*Exercise instructions*
Can you find the lines of the listing that include "script" and copy every one?

*Supplied records*
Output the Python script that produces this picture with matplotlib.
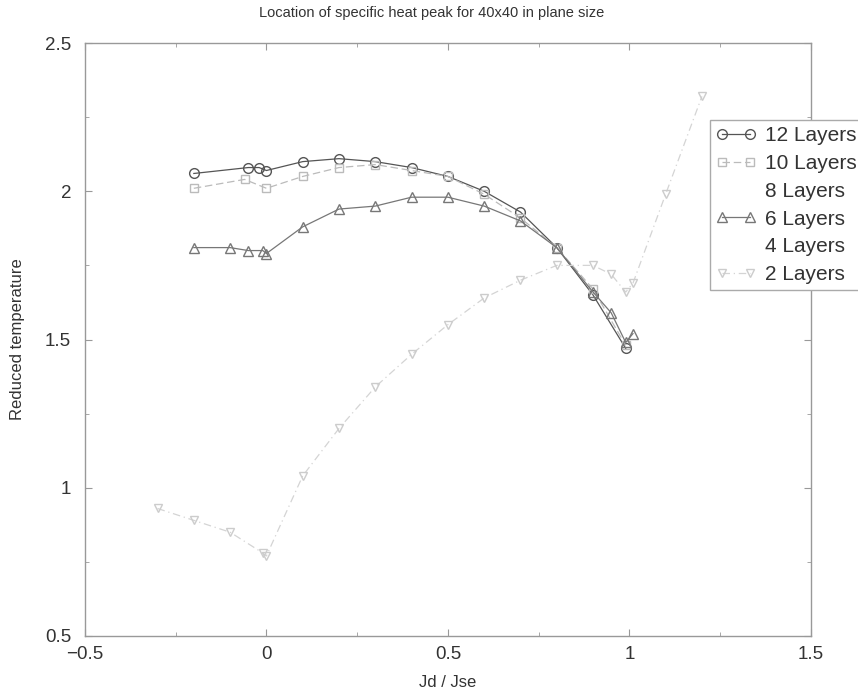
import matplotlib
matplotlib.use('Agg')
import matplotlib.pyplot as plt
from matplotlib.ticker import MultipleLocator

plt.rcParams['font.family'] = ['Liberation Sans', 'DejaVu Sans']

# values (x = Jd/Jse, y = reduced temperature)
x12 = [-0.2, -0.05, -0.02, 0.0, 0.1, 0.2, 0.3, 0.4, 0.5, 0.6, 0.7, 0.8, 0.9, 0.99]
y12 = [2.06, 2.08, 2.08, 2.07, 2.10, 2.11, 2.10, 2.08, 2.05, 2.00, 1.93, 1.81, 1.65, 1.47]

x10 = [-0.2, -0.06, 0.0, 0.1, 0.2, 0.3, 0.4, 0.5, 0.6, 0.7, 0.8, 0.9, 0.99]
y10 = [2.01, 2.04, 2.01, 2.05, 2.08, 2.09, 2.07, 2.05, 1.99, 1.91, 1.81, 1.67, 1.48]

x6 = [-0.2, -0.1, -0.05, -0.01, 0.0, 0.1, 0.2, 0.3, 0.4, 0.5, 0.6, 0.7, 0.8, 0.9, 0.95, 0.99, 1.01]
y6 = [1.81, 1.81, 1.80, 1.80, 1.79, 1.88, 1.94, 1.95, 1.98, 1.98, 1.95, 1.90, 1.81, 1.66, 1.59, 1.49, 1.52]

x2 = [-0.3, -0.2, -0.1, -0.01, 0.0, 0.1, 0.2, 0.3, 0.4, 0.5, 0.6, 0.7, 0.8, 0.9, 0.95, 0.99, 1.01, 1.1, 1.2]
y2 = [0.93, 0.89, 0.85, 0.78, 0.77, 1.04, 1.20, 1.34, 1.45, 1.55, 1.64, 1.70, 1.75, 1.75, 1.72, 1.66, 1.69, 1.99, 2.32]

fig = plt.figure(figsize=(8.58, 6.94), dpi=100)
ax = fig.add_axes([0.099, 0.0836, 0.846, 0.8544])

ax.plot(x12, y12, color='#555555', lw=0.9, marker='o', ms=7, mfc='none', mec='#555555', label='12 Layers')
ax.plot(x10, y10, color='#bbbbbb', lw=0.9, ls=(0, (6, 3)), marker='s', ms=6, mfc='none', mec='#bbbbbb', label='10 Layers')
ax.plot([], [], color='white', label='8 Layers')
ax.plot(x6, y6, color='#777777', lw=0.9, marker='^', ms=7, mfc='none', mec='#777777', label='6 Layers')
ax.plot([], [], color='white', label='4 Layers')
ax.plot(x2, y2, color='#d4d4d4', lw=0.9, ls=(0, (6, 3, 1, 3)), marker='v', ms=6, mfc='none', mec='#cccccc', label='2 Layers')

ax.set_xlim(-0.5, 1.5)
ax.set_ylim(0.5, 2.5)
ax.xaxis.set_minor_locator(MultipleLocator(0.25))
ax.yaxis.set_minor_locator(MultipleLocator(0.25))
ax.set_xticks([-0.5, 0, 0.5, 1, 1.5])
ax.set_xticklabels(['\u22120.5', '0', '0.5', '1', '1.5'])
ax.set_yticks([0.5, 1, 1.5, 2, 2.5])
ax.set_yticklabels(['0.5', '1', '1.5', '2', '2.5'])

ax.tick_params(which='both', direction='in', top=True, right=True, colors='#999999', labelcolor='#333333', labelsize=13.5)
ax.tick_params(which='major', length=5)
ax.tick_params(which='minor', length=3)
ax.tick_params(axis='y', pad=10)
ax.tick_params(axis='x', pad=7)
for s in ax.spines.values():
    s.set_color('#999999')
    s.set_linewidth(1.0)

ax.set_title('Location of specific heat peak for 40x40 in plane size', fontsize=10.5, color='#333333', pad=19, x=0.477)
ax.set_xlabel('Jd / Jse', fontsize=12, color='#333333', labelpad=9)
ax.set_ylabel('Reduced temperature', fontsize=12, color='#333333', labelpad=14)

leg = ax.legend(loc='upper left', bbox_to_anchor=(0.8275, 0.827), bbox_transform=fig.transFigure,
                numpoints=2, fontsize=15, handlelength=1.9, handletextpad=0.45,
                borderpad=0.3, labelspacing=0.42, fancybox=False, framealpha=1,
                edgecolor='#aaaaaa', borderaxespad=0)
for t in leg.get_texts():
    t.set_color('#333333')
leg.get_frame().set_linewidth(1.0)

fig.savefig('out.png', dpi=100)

---

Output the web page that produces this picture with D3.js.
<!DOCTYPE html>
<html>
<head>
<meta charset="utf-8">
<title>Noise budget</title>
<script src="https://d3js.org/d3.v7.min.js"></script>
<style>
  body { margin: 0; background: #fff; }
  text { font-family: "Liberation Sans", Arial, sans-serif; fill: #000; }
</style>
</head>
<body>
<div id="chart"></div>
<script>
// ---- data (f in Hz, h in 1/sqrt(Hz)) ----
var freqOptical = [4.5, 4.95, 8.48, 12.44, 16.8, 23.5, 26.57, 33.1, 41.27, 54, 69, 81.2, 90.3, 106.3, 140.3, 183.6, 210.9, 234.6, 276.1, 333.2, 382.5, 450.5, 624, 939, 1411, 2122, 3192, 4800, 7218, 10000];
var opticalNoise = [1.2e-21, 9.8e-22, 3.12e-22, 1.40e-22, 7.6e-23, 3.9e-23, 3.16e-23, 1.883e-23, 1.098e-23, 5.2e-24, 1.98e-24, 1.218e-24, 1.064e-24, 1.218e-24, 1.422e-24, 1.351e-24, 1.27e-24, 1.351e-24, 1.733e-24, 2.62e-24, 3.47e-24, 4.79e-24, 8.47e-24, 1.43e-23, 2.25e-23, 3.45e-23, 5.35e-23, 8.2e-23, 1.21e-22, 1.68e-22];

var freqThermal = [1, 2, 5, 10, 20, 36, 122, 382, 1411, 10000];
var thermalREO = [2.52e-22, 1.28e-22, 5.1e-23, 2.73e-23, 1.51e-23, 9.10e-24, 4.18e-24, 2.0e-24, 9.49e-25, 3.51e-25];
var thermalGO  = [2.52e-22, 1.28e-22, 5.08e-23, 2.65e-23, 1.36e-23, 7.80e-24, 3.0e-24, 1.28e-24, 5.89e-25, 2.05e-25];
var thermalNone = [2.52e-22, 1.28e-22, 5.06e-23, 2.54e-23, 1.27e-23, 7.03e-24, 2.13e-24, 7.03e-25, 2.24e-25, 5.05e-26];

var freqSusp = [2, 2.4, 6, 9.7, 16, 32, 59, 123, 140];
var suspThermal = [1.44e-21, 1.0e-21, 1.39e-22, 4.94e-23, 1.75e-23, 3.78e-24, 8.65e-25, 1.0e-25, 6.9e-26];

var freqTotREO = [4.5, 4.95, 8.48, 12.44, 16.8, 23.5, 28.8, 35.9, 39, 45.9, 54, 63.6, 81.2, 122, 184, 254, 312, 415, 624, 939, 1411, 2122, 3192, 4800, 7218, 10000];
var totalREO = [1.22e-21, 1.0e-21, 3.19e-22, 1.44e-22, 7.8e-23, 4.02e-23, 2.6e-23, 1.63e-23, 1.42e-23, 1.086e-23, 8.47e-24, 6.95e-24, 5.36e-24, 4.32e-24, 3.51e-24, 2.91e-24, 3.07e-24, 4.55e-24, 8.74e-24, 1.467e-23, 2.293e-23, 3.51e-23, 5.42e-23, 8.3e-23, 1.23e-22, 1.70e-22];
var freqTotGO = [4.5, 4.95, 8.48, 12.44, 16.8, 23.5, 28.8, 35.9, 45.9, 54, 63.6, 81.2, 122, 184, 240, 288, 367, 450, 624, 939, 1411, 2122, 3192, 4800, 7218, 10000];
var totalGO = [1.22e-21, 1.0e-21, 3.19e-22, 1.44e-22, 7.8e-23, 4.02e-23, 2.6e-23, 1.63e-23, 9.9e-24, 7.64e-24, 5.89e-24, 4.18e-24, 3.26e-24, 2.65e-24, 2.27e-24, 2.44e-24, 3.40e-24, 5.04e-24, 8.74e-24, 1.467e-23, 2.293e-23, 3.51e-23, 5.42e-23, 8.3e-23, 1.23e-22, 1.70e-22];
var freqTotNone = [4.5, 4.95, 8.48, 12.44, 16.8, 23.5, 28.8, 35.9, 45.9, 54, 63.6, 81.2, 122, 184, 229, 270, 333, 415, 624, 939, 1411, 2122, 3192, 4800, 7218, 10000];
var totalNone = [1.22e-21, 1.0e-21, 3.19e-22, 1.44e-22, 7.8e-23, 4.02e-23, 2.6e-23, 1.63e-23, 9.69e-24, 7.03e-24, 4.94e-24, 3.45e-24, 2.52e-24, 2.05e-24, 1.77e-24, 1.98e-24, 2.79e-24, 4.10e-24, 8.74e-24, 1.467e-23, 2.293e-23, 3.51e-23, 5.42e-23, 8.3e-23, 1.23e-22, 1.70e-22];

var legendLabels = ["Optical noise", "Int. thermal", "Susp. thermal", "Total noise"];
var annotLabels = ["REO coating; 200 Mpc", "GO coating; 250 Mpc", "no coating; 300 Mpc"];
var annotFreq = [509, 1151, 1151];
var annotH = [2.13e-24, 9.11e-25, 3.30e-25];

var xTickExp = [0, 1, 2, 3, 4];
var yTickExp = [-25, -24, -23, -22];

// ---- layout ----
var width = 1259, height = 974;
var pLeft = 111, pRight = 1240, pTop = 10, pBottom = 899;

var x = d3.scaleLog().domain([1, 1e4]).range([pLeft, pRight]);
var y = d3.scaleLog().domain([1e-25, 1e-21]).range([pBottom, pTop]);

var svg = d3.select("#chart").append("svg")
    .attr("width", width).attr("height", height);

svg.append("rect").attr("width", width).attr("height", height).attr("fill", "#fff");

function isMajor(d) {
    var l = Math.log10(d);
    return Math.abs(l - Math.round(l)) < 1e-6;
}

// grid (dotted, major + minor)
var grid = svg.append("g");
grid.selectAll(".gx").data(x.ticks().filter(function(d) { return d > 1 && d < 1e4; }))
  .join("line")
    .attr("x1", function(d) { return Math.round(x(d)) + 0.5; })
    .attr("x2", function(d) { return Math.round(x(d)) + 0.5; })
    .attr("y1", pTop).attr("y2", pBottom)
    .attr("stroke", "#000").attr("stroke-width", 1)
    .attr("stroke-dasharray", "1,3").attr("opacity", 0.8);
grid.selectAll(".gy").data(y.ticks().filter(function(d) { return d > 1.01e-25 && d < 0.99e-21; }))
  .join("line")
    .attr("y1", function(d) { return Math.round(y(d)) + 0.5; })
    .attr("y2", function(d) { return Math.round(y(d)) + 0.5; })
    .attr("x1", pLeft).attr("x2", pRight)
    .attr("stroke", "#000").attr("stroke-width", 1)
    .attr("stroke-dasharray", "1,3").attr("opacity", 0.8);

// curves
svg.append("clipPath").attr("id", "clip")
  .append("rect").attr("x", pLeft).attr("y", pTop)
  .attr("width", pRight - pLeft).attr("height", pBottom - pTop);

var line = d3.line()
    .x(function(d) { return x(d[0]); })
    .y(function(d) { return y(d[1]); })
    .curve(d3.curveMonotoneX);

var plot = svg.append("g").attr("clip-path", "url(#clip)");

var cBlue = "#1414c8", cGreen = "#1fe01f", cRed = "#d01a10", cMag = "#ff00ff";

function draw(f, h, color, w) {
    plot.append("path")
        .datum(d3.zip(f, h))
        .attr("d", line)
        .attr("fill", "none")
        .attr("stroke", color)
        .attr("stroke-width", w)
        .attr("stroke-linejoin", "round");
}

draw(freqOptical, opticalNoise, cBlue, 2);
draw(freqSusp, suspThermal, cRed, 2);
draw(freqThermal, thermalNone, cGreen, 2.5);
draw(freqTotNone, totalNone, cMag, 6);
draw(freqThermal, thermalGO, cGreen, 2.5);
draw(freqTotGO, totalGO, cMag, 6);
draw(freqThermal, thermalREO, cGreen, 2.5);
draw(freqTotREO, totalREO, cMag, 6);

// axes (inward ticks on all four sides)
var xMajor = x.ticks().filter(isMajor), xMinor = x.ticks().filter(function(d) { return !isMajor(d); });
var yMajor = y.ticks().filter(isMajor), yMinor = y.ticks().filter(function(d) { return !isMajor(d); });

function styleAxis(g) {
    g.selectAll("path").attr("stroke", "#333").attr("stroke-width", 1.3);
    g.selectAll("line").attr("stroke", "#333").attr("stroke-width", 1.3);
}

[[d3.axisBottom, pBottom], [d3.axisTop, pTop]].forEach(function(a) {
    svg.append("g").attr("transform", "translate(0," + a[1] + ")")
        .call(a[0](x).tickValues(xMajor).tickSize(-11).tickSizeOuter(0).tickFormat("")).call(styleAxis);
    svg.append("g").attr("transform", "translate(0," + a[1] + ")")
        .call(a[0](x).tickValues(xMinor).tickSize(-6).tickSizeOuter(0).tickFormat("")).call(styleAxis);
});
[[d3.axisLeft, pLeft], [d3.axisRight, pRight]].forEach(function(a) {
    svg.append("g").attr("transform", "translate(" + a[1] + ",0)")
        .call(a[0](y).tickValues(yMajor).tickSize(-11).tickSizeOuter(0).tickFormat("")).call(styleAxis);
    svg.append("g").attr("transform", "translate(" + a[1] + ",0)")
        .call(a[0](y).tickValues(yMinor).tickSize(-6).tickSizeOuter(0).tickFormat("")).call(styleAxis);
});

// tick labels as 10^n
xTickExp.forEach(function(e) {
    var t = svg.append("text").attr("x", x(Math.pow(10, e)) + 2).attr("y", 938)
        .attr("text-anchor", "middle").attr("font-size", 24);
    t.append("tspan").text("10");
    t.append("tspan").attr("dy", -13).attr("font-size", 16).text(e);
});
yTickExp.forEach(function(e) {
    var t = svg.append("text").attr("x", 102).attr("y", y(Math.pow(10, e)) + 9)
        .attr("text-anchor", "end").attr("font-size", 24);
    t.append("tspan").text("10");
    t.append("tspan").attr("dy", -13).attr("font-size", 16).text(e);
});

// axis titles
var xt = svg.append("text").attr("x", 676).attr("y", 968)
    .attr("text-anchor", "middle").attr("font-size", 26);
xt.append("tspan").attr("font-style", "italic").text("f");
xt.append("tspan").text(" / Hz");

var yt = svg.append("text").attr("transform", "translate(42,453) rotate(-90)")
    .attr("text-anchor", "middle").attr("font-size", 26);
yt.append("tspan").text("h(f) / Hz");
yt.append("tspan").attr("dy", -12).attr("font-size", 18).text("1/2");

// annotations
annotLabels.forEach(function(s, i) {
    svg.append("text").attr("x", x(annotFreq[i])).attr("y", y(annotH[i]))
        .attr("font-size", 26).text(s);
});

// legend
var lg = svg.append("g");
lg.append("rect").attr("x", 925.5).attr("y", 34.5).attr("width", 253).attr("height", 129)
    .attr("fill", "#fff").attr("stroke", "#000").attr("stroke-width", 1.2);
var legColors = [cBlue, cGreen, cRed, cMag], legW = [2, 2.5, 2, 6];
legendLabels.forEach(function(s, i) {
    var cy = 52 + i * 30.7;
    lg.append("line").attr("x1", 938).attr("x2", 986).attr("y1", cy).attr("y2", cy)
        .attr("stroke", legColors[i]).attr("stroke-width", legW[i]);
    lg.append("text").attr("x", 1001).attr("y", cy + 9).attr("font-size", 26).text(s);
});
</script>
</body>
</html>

---

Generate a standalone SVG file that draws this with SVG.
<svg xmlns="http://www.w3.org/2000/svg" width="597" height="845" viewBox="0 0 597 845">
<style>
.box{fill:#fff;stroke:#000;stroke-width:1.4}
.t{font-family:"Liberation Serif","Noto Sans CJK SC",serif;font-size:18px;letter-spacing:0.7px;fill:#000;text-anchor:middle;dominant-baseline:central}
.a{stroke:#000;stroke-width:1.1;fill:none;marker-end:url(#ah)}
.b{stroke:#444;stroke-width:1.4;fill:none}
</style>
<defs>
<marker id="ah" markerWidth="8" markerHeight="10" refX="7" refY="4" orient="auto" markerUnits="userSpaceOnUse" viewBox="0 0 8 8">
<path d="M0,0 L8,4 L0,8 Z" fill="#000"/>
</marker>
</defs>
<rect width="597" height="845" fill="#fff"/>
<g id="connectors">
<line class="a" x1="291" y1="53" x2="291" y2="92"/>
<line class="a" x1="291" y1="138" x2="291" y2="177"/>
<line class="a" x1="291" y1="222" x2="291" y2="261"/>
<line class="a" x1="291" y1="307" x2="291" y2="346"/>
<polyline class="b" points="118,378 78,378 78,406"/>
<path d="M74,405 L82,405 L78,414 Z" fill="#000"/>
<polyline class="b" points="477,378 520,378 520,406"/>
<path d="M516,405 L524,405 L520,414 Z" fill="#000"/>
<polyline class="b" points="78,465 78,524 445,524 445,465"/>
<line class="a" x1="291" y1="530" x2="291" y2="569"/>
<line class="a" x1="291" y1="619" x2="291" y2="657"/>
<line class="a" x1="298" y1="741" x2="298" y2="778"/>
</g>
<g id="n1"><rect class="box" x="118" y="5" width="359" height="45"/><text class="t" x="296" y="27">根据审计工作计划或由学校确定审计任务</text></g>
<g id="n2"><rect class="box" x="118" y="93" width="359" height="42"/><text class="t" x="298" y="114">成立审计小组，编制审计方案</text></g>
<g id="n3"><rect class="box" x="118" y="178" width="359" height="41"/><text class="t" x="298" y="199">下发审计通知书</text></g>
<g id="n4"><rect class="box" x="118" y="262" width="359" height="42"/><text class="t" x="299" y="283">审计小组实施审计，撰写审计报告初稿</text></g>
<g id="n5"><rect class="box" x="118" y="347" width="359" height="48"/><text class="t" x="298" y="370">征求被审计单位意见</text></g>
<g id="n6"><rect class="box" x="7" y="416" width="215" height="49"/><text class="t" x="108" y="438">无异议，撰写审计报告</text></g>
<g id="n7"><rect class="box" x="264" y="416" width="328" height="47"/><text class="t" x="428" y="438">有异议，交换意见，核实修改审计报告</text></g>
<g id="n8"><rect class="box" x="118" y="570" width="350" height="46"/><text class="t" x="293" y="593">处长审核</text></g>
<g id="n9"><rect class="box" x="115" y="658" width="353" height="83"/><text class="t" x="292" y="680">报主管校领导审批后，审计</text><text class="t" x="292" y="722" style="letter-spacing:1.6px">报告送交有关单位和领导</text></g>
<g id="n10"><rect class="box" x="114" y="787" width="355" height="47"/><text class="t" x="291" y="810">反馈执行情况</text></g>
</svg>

*Task answer*
Output the Python script that produces this picture with matplotlib.
<script src="https://d3js.org/d3.v7.min.js"></script>
<script>
</script>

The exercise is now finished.